There are plenty of better places in a program to pick up performance gains without resorting to ignoring major language features.  As Knuth said “Early optimization is the root of all (programming) evil.”  Note also that I’m not talking about all embedded systems here.  I wouldn’t suggest using C++ and all of it’s features in a small embedded system based on a PIC or an Atmel AVR processor for example.  C++ is designed for larger more complex tasks and there are plenty of embedded systems that fall into that catagory.

I’ve ordered my NetBurner MOD5270LC Development Kit which is based on a 100 MHz. Coldfire Processor.  I’ll be able to get a more concrete result for a typical embedded system when I run the same tests on that.

I’ve been running benchmarks that compare the run time of state machines implemented as the State Design Pattern vs. a switch statement implementation and a function table implementation. So far the results have been inconsistant and I am debugging the benchmark code and trying to interpret the results. The final results and the bench mark code should be posted in the next few days.

It’s been very quiet around here on nerd1951.com but that doesn’t mean that nothing is going on. I’ve been hard at work behind the scenes; coding performance tests for the various software components that I will need to implement Cannonball.

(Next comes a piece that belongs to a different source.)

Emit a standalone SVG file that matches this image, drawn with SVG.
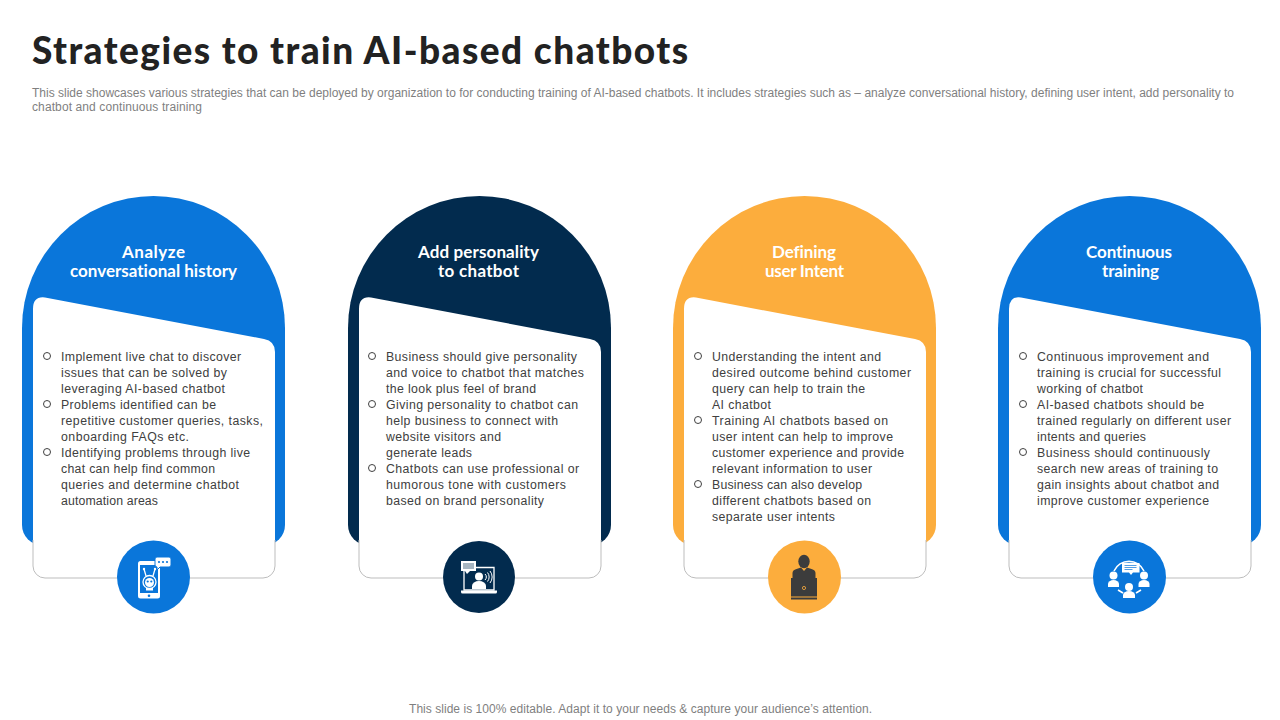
<svg xmlns="http://www.w3.org/2000/svg" width="1280" height="720" viewBox="0 0 1280 720">
<style>
.title{font-family:"Lato","Liberation Sans",sans-serif;font-weight:900;font-size:37px;fill:#222;font-variant-ligatures:none}
.sub{font-family:"Liberation Sans",Arial,sans-serif;font-size:12px;fill:#7f7f7f}
.h{font-family:"Lato","Liberation Sans",sans-serif;font-weight:700;font-size:17px;fill:#fff;text-anchor:middle;font-variant-ligatures:none}
.b{font-family:"Liberation Sans",Arial,sans-serif;font-size:12.300px;fill:#404040}
.dot{fill:none;stroke:#404040;stroke-width:1}
.card{fill:#fff}
.edge{fill:none;stroke:#bdbdbd;stroke-width:1}
.blue{fill:#0a76da}.navy{fill:#022b4e}.orange{fill:#fcad3d}
.w{fill:#fff}.wl{fill:none;stroke:#fff;stroke-width:1.300}
.d{fill:#3c3c3c}
</style>
<defs>
<path id="arch" d="M22 525V328A131.500 132 0 0 1 285 328V525a20 20 0 0 1-20 20H42a20 20 0 0 1-20-20Z"/>
<path id="cardShape" d="M33 309Q33 296 45 297.500L264 339Q275 341 275 352V566a12 12 0 0 1-12 12H45a12 12 0 0 1-12-12Z"/>
<path id="cardEdge" d="M33 540V566a12 12 0 0 0 12 12H263a12 12 0 0 0 12-12V540"/>
</defs>
<text class="title" x="32" y="64" textLength="656" lengthAdjust="spacing">Strategies to train AI-based chatbots</text>
<text class="sub" x="32" y="97" textLength="1202" lengthAdjust="spacing">This slide showcases various strategies that can be deployed by organization to for conducting training of AI-based chatbots. It includes strategies such as – analyze conversational history, defining user intent, add personality to</text>
<text class="sub" x="32" y="111" textLength="170" lengthAdjust="spacing">chatbot and continuous training</text>

<g id="node-analyze">
<use href="#arch" class="blue"/><use href="#cardShape" class="card"/><use href="#cardEdge" class="edge"/>
<text class="h" x="153.500" y="258" textLength="63" lengthAdjust="spacing">Analyze</text>
<text class="h" x="153.500" y="277" textLength="167" lengthAdjust="spacing">conversational history</text>
<circle class="dot" cx="47" cy="356" r="3.500"/><circle class="dot" cx="47" cy="404" r="3.500"/><circle class="dot" cx="47" cy="452" r="3.500"/>
<text class="b" x="61" y="361" textLength="180" lengthAdjust="spacing">Implement live chat to discover</text>
<text class="b" x="61" y="377" textLength="166" lengthAdjust="spacing">issues that can be solved by</text>
<text class="b" x="61" y="393" textLength="164" lengthAdjust="spacing">leveraging AI-based chatbot</text>
<text class="b" x="61" y="409" textLength="155" lengthAdjust="spacing">Problems identified can be</text>
<text class="b" x="61" y="425" textLength="202" lengthAdjust="spacing">repetitive customer queries, tasks,</text>
<text class="b" x="61" y="441" textLength="128" lengthAdjust="spacing">onboarding FAQs etc.</text>
<text class="b" x="61" y="457" textLength="189" lengthAdjust="spacing">Identifying problems through live</text>
<text class="b" x="61" y="473" textLength="154" lengthAdjust="spacing">chat can help find common</text>
<text class="b" x="61" y="489" textLength="178" lengthAdjust="spacing">queries and determine chatbot</text>
<text class="b" x="61" y="505" textLength="97" lengthAdjust="spacing">automation areas</text>
<circle class="blue" cx="153.500" cy="577" r="36.500"/>
<g id="icon-phone">
<rect class="w" x="138" y="561" width="22" height="37.500" rx="2.500"/>
<rect class="blue" x="140" y="565" width="18" height="28"/>
<circle class="blue" cx="149" cy="595.700" r="1.300"/>
<path class="w" d="M157 557h12a2 2 0 0 1 2 2v6a2 2 0 0 1-2 2h-9l-3 3v-3a2 2 0 0 1-2-2v-6a2 2 0 0 1 2-2Z" stroke="#0a76da" stroke-width="1"/>
<circle class="blue" cx="159" cy="562" r="1.100"/><circle class="blue" cx="163" cy="562" r="1.100"/><circle class="blue" cx="167" cy="562" r="1.100"/>
<circle class="wl" cx="149.500" cy="582" r="6.500"/>
<circle class="w" cx="149.500" cy="582.500" r="4.500"/>
<path class="wl" d="M146 576L144 569M153 576L155 569"/>
<circle class="w" cx="144" cy="569" r="1.200"/><circle class="w" cx="155" cy="569" r="1.200"/>
<circle class="blue" cx="147.700" cy="581.500" r="1.100"/><circle class="blue" cx="151.300" cy="581.500" r="1.100"/>
<path class="w" d="M146 588h7v2.500h-7Z"/>
</g>
</g>

<g id="node-personality">
<g transform="translate(326 0)"><use href="#arch" class="navy"/><use href="#cardShape" class="card"/><use href="#cardEdge" class="edge"/></g>
<text class="h" x="478.500" y="258" textLength="121" lengthAdjust="spacing">Add personality</text>
<text class="h" x="478.500" y="277" textLength="81" lengthAdjust="spacing">to chatbot</text>
<circle class="dot" cx="372" cy="356" r="3.500"/><circle class="dot" cx="372" cy="404" r="3.500"/><circle class="dot" cx="372" cy="468" r="3.500"/>
<text class="b" x="386" y="361" textLength="191" lengthAdjust="spacing">Business should give personality</text>
<text class="b" x="386" y="377" textLength="198" lengthAdjust="spacing">and voice to chatbot that matches</text>
<text class="b" x="386" y="393" textLength="150" lengthAdjust="spacing">the look plus feel of brand</text>
<text class="b" x="386" y="409" textLength="192" lengthAdjust="spacing">Giving personality to chatbot can</text>
<text class="b" x="386" y="425" textLength="172" lengthAdjust="spacing">help business to connect with</text>
<text class="b" x="386" y="441" textLength="115" lengthAdjust="spacing">website visitors and</text>
<text class="b" x="386" y="457" textLength="86" lengthAdjust="spacing">generate leads</text>
<text class="b" x="386" y="473" textLength="193" lengthAdjust="spacing">Chatbots can use professional or</text>
<text class="b" x="386" y="489" textLength="180" lengthAdjust="spacing">humorous tone with customers</text>
<text class="b" x="386" y="505" textLength="158" lengthAdjust="spacing">based on brand personality</text>
<circle class="navy" cx="479" cy="577" r="36"/>
<g id="icon-laptop">
<path class="wl" d="M464 571V590H494V567.500H476"/>
<path class="w" d="M461 590.500H497V592a1.500 1.500 0 0 1-1.500 1.500H462.500A1.500 1.500 0 0 1 461 592Z"/>
<rect class="w" x="461" y="561" width="15" height="10"/>
<path class="w" d="M465 571h5l-3 3Z"/>
<path style="stroke:#022b4e;stroke-width:.7" d="M463 564h11M463 566h11M463 568h11"/>
<circle class="w" cx="479" cy="576.500" r="4"/>
<path class="w" d="M472 589v-3a7 5 0 0 1 14 0v3Z"/>
<path class="wl" style="stroke-width:1" d="M485 574a4 4 0 0 1 0 6M487.500 572.500a7 7 0 0 1 0 9M490 571a9.500 9.500 0 0 1 0 12"/>
</g>
</g>

<g id="node-intent">
<g transform="translate(651 0)"><use href="#arch" class="orange"/><use href="#cardShape" class="card"/><use href="#cardEdge" class="edge"/></g>
<text class="h" x="804" y="258" textLength="64" lengthAdjust="spacing">Defining</text>
<text class="h" x="804.500" y="277" textLength="79" lengthAdjust="spacing">user Intent</text>
<circle class="dot" cx="698" cy="356" r="3.500"/><circle class="dot" cx="698" cy="420" r="3.500"/><circle class="dot" cx="698" cy="484" r="3.500"/>
<text class="b" x="712" y="361" textLength="169" lengthAdjust="spacing">Understanding the intent and</text>
<text class="b" x="712" y="377" textLength="199" lengthAdjust="spacing">desired outcome behind customer</text>
<text class="b" x="712" y="393" textLength="153" lengthAdjust="spacing">query can help to train the</text>
<text class="b" x="712" y="409" textLength="59" lengthAdjust="spacing">AI chatbot</text>
<text class="b" x="712" y="425" textLength="176" lengthAdjust="spacing">Training AI chatbots based on</text>
<text class="b" x="712" y="441" textLength="181" lengthAdjust="spacing">user intent can help to improve</text>
<text class="b" x="712" y="457" textLength="192" lengthAdjust="spacing">customer experience and provide</text>
<text class="b" x="712" y="473" textLength="160" lengthAdjust="spacing">relevant information to user</text>
<text class="b" x="712" y="489" textLength="150" lengthAdjust="spacing">Business can also develop</text>
<text class="b" x="712" y="505" textLength="159" lengthAdjust="spacing">different chatbots based on</text>
<text class="b" x="712" y="521" textLength="123" lengthAdjust="spacing">separate user intents</text>
<circle class="orange" cx="804.500" cy="577" r="36.500"/>
<g id="icon-person">
<ellipse class="d" cx="804" cy="561.500" rx="5.700" ry="6.700"/>
<path class="d" d="M792.500 578v-5q0-3 4-4l4.500-1.500 3 3.500 3-3.500 4.500 1.500q4 1 4 4v5Z"/>
<rect class="d" x="791" y="578" width="26" height="18.500"/>
<rect class="d" x="791" y="597.500" width="26" height="2"/>
<circle cx="804" cy="588" r="1.600" fill="none" stroke="#fcad3d" stroke-width=".8"/>
</g>
</g>

<g id="node-training">
<g transform="translate(976 0)"><use href="#arch" class="blue"/><use href="#cardShape" class="card"/><use href="#cardEdge" class="edge"/></g>
<text class="h" x="1129" y="258" textLength="86" lengthAdjust="spacing">Continuous</text>
<text class="h" x="1130.500" y="277" textLength="57" lengthAdjust="spacing">training</text>
<circle class="dot" cx="1023" cy="356" r="3.500"/><circle class="dot" cx="1023" cy="404" r="3.500"/><circle class="dot" cx="1023" cy="452" r="3.500"/>
<text class="b" x="1037" y="361" textLength="172" lengthAdjust="spacing">Continuous improvement and</text>
<text class="b" x="1037" y="377" textLength="184" lengthAdjust="spacing">training is crucial for successful</text>
<text class="b" x="1037" y="393" textLength="106" lengthAdjust="spacing">working of chatbot</text>
<text class="b" x="1037" y="409" textLength="167" lengthAdjust="spacing">AI-based chatbots should be</text>
<text class="b" x="1037" y="425" textLength="194" lengthAdjust="spacing">trained regularly on different user</text>
<text class="b" x="1037" y="441" textLength="109" lengthAdjust="spacing">intents and queries</text>
<text class="b" x="1037" y="457" textLength="173" lengthAdjust="spacing">Business should continuously</text>
<text class="b" x="1037" y="473" textLength="181" lengthAdjust="spacing">search new areas of training to</text>
<text class="b" x="1037" y="489" textLength="182" lengthAdjust="spacing">gain insights about chatbot and</text>
<text class="b" x="1037" y="505" textLength="172" lengthAdjust="spacing">improve customer experience</text>
<circle class="blue" cx="1129.500" cy="577" r="36.500"/>
<g id="icon-team">
<path class="wl" style="stroke-width:1.600" d="M1114 571a16.500 16.500 0 0 1 30 0M1118 590l5 3M1141 590l-5 3"/>
<path class="w" d="M1122 563h17.500v9.500h-6.500l-2 2.500-2-2.500h-7Z"/>
<path style="stroke:#0a76da;stroke-width:.7" d="M1124.500 565.500h12M1124.500 567.500h12M1124.500 569.500h8"/>
<circle class="w" cx="1113.500" cy="575.500" r="4"/><path class="w" d="M1108 587v-3a5.500 4 0 0 1 11 0v3Z"/>
<circle class="w" cx="1144" cy="575.500" r="4"/><path class="w" d="M1138.500 587v-3a5.500 4 0 0 1 11 0v3Z"/>
<circle class="w" cx="1129" cy="587" r="4"/><path class="w" d="M1123 598v-3a6 4 0 0 1 12 0v3Z"/>
</g>
</g>
<text class="sub" x="409" y="713" textLength="463" lengthAdjust="spacing">This slide is 100% editable. Adapt it to your needs &amp; capture your audience’s attention.</text>
</svg>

I started working with the FIFO queues but I still have a lot of work to do before I’ll have any data to report. There are so many implementation options that performance testing the FIFO queues is a pretty big job. In the mean time I’ve started testing the “abstraction costs” of using the State Pattern (see Design Patterns) vs. the traditional state machine implementations in C using case statements or arrays of functions. I started on this test because I already have source code for these implementations. I just needed to strip out some extra stuff so that I’m only measuring the difference in the state machine implementations and not any extra code.

So what is “abstractions costs?” Abstraction costs are the additional resources, memory space and instruction cycles, required to implement a piece of software at a higher level of abstraction. C++ is designed to allow us to consciously make the tradeoff between abstraction and performance but we need to understand what the abstraction costs are in order to make an informed decision.

The other thing slowing down the FIFO Queue evaluation is that like most embedded systems C++ programmers I haven’t paid much attention to templates up until recently.  I found that the coverage of templates in Stroustrup’s The C++ Programming Language did not include all the techniques used by Alexandrescu in Modern C++ Design so I just picked up a copy of C++ Templates: The Complete Guide to dig deeper into programming with C++ templates.

Templates have gotten a bad rap in the embedded systems community. Most embedded system programmers perceive C++ Templates as an unnecessary complexity. The other problem is that until recently many cross-compilers, used by embedded systems programmers, have not done a good job of supporting templates or the C++ standard library. Now days a lot of embedded systems development is done using the GNU Gcc compiler which does a good job of supporting templates.

I’ve started a list of classes from the Standard C++ library and the Boost C++ Library that will be useful in implementing a network protocol stack. The list is on the C++ library classes page under Design Notes. In some cases I may use the policy classes from the Loki C++ library for more flexibility or write my own classes that implement interfaces defined in the Standard C++ library.

In other news, I’ve started writing the test code for various queue class implementations. The purpose is to assess if I can obtain any performance gains by writing specialized container class implementations using policy classes for specific locking policies: lock free, locked reader, locked writer, and double locked, as described on the FIFO Queue design notes page. My plan is to implement a specialized container class so that I can use the queue class interface specified in the Standard C++ library.